Perhaps it's my personal obsession with nautical shirts, but when I think of stripes I think of my dangerous addiction to Petite Bateau and handmade espadrilles. Design editor Linda O'Keeffe, however, takes stripes to another level in her new book Stripes: Design Between The Lines. In it, O'Keeffe traces the history of stripes from cave paintings through the Middle Ages, when they were used to identify different social classes, and past their appearance as "dazzle camouflage" during WWI, proving that stripes really are "the simplest and most ancient of decorative markings."

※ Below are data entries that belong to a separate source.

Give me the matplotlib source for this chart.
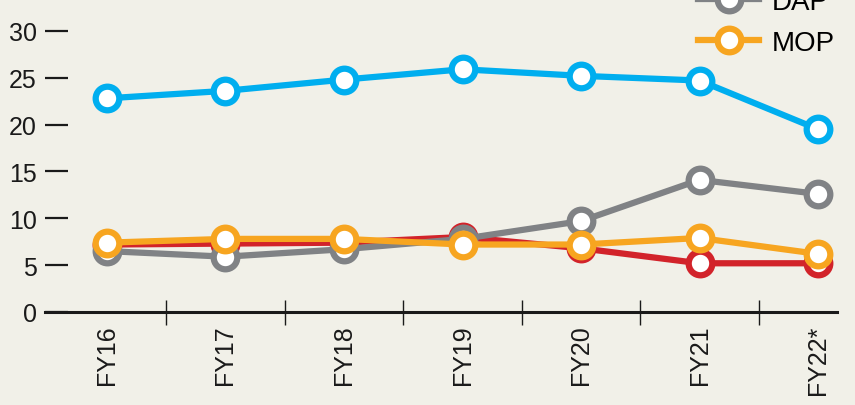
import matplotlib.pyplot as plt
from matplotlib.lines import Line2D

years = ['FY16', 'FY17', 'FY18', 'FY19', 'FY20', 'FY21', 'FY22*']
urea = [22.8, 23.6, 24.8, 25.9, 25.2, 24.7, 19.5]
npk = [7.2, 7.3, 7.4, 8.0, 6.8, 5.2, 5.2]
dap = [6.5, 5.9, 6.7, 7.8, 9.7, 14.1, 12.6]
mop = [7.4, 7.8, 7.8, 7.2, 7.2, 7.9, 6.2]

series = [('Urea', urea, '#00aeef'), ('NPK', npk, '#d2232a'),
          ('DAP', dap, '#808285'), ('MOP', mop, '#f7a520')]

bg = '#f1f0e8'
ink = '#1a1a1a'
plt.rcParams['font.family'] = ['Liberation Sans', 'DejaVu Sans']

fig = plt.figure(figsize=(8.55, 4.06), dpi=100, facecolor=bg)
ax = fig.add_axes([45 / 855, 93 / 406, 792 / 855, 313 / 406])
ax.set_facecolor(bg)

x = list(range(len(years)))
handles = []
for name, vals, col in series:
    ax.plot(x, vals, color=col, lw=4.5, marker='o', ms=17, mfc='white',
            mec=col, mew=4.5, clip_on=False, solid_capstyle='round')
    handles.append(Line2D([0], [0], color=col, lw=4.5, marker='o', ms=17,
                          mfc='white', mec=col, mew=4.5, label=name))

ax.set_xlim(-0.523, 6.16)
ax.set_ylim(0, 33.4)
ax.set_yticks([0, 5, 10, 15, 20, 25, 30])
ax.set_xticks(x)
ax.set_xticklabels(years, rotation=90)
ax.set_xticks([i + 0.5 for i in range(6)], minor=True)

for s in ['top', 'right', 'left']:
    ax.spines[s].set_visible(False)
ax.spines['bottom'].set_linewidth(2.2)
ax.spines['bottom'].set_color(ink)

ax.tick_params(axis='y', direction='in', length=16.5, width=1.6, pad=6,
               labelsize=18, color=ink, labelcolor=ink)
ax.tick_params(axis='x', which='major', length=0, labelsize=18, pad=9,
               labelcolor=ink)
ax.tick_params(axis='x', which='minor', direction='inout', length=18,
               width=1.0, color=ink)

fig.legend(handles=handles, loc='lower left', bbox_to_anchor=(698 / 855, 1 - 57 / 406),
           frameon=False, fontsize=20, handlelength=2.2, labelspacing=0.55,
           handletextpad=0.45, borderpad=0, borderaxespad=0)

fig.text(0.015, 1.0 + 12 / 406, 'Sales of fertilisers (million tonnes)', fontsize=17,
         va='bottom', color=ink)

fig.savefig('out.png', dpi=100, facecolor=bg)
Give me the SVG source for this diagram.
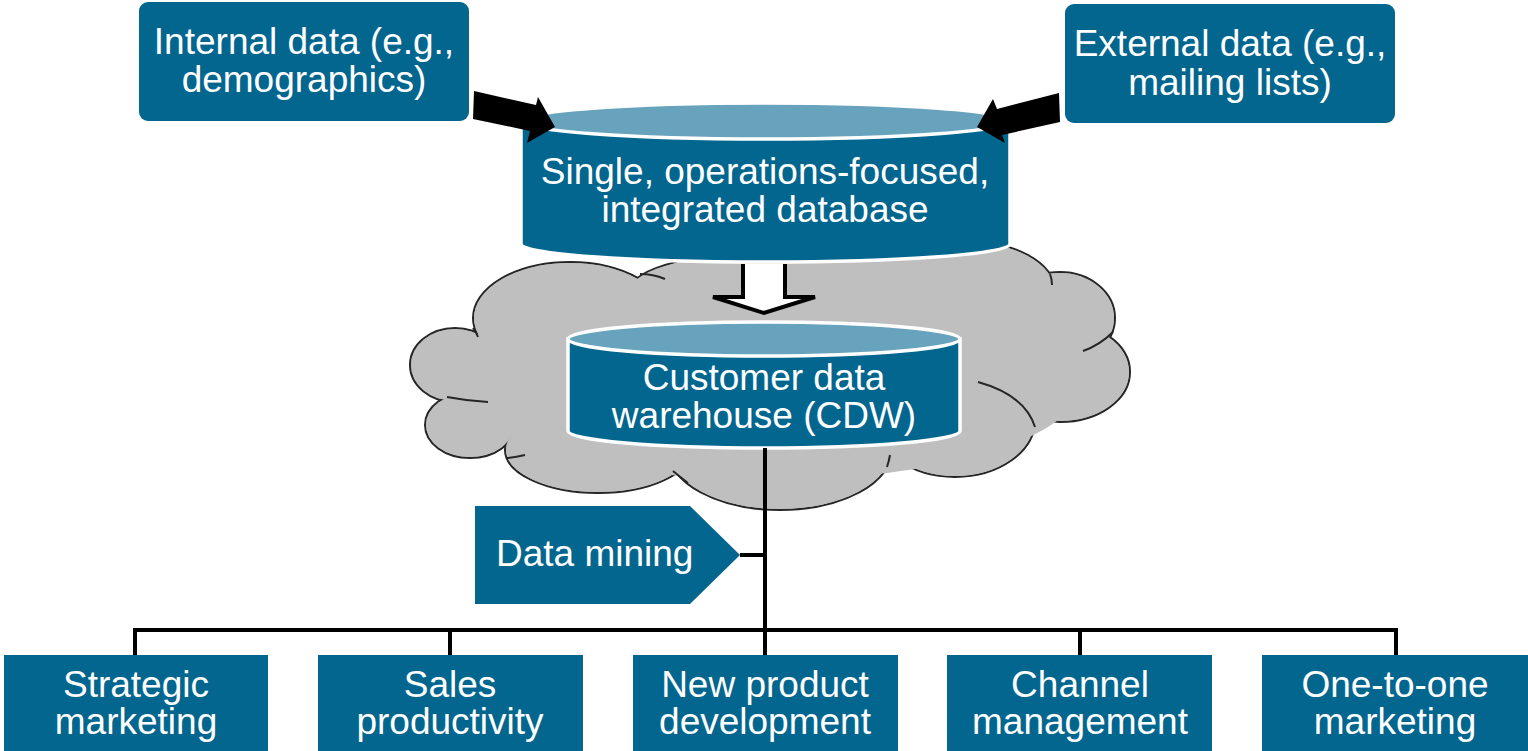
<svg xmlns="http://www.w3.org/2000/svg" width="1528" height="751" viewBox="0 0 1528 751">
<style>
.box{fill:#03668F}
.t{font-family:"Liberation Sans",Arial,sans-serif;font-size:37px;fill:#fff;text-anchor:middle}
.body{fill:#03668F;stroke:#fff;stroke-width:3.5}
.lid{fill:#67A3BD;stroke:#fff;stroke-width:3.5}
.ln{fill:none;stroke:#000;stroke-width:4}
.cl{fill:#BFBFBF;stroke:#262626;stroke-width:2}
.cf{fill:#BFBFBF}
.ci{fill:none;stroke:#262626;stroke-width:2}
</style>
<rect width="1528" height="751" fill="#fff"/>
<g id="cloud">
<g class="cl">
<ellipse cx="455" cy="365" rx="45" ry="37"/>
<ellipse cx="470" cy="425" rx="45" ry="33"/>
<ellipse cx="598" cy="450" rx="93" ry="43"/>
<ellipse cx="780" cy="450" rx="112" ry="60"/>
<ellipse cx="955" cy="420" rx="80" ry="57"/>
<ellipse cx="1060" cy="372" rx="70" ry="50"/>
<ellipse cx="1060" cy="318" rx="55" ry="46"/>
<ellipse cx="960" cy="290" rx="95" ry="50"/>
<ellipse cx="790" cy="290" rx="160" ry="40"/>
<ellipse cx="570" cy="318" rx="97" ry="56"/>
</g>
<g class="cf">
<ellipse cx="455" cy="365" rx="44" ry="36"/>
<ellipse cx="470" cy="425" rx="44" ry="32"/>
<ellipse cx="598" cy="450" rx="92" ry="42"/>
<ellipse cx="780" cy="450" rx="111" ry="59"/>
<ellipse cx="955" cy="420" rx="79" ry="56"/>
<ellipse cx="1060" cy="372" rx="69" ry="49"/>
<ellipse cx="1060" cy="318" rx="54" ry="45"/>
<ellipse cx="960" cy="290" rx="94" ry="49"/>
<ellipse cx="790" cy="290" rx="159" ry="39"/>
<ellipse cx="570" cy="318" rx="96" ry="55"/>
<ellipse cx="770" cy="385" rx="310" ry="95"/>
</g>
<g class="ci">
<path d="M640,274 Q653,274 665,279"/>
<path d="M473,328 Q476,332 478,337"/>
<path d="M447,397 Q468,401 488,402"/>
<path d="M507,458 Q516,457 525,455"/>
<path d="M673,471 Q680,477 688,483"/>
<path d="M887,467 Q889,461 890,455"/>
<path d="M978,382 Q1025,395 1035,427"/>
<path d="M1083,351 Q1100,345 1113,332"/>
<path d="M1050,274 Q1052,279 1052,285"/>
</g>
</g>
<g id="internal">
<rect class="box" x="139" y="2" width="330" height="119" rx="9"/>
<text class="t" x="304" y="54">Internal data (e.g.,</text>
<text class="t" x="304" y="92">demographics)</text>
</g>
<g id="external">
<rect class="box" x="1065" y="4" width="330" height="119" rx="9"/>
<text class="t" x="1230" y="56">External data (e.g.,</text>
<text class="t" x="1230" y="95">mailing lists)</text>
</g>
<g id="opsdb">
<path class="body" d="M521,121 V244 A244.5,18 0 0 0 1010,244 V121 Z"/>
<ellipse class="lid" cx="765.5" cy="121" rx="244.5" ry="18"/>
<text class="t" x="765" y="184">Single, operations-focused,</text>
<text class="t" x="765" y="222">integrated database</text>
</g>
<g id="cdw">
<path class="body" d="M568,339 V431 A196,17 0 0 0 960,431 V339 Z"/>
<ellipse class="lid" cx="764" cy="339" rx="196" ry="17"/>
<text class="t" x="764" y="390">Customer data</text>
<text class="t" x="764" y="428">warehouse (CDW)</text>
</g>
<g id="datamining">
<polygon class="box" points="475,506 690,506 740,555 690,604 475,604"/>
<text class="t" x="496" y="566" style="text-anchor:start">Data mining</text>
</g>
<g id="strategic">
<rect class="box" x="4" y="655" width="264" height="96"/>
<text class="t" x="136" y="697">Strategic</text>
<text class="t" x="136" y="734">marketing</text>
</g>
<g id="sales">
<rect class="box" x="318" y="655" width="265" height="96"/>
<text class="t" x="450" y="697">Sales</text>
<text class="t" x="450" y="734">productivity</text>
</g>
<g id="newproduct">
<rect class="box" x="633" y="655" width="265" height="96"/>
<text class="t" x="765" y="697">New product</text>
<text class="t" x="765" y="734">development</text>
</g>
<g id="channel">
<rect class="box" x="947" y="655" width="265" height="96"/>
<text class="t" x="1080" y="697">Channel</text>
<text class="t" x="1080" y="734">management</text>
</g>
<g id="onetoone">
<rect class="box" x="1262" y="655" width="266" height="96"/>
<text class="t" x="1395" y="697">One-to-one</text>
<text class="t" x="1395" y="734">marketing</text>
</g>
<g id="connectors">
<polygon points="474,91 536,105 538,97 555,127 527,143 530,131 473,119" fill="#000"/>
<polygon points="1059,93 997,109 993,99 977,127 1005,143 1002,135 1060,122" fill="#000"/>
<path d="M743,264 V297 H713 L764,313 L815,297 H785 V264" fill="#fff" stroke="#000" stroke-width="4" stroke-linejoin="miter"/>
<path class="ln" d="M765,448 V655 M740,555 H765 M135,655 V630 H1396 V655 M450,630 V655 M1080,630 V655"/>
</g>
</svg>
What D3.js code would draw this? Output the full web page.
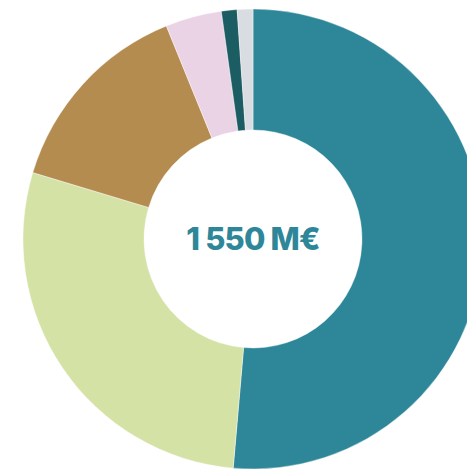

By Daniel Buren, image copyright D.B - ADAGP Paris
Divided into eight chapters according to theme or mood—Jovial, Paradoxical, Tribal, Directional, Optical, Vertical, Horizontal, and Structural—O'Keeffe takes the reader from the Mojave Desert to the South Pole, visiting Elvis's "Jail House Rock," the paintings of Paul Klee and the evolution of circus culture along the way. Many of O'Keeffe's historical references are certainly interesting and will be new information to many readers, but her well intentioned text (cursory at best) simply can't compete with the page after page of stripy eye candy. Her books, however, like last year's Brilliant: White in Design, are easy flip-throughs, thematic romps, if you will, and aren't meant as anything more serious, so we certainly can't hold the fact that this is design light against her, especially when the pictures are so good.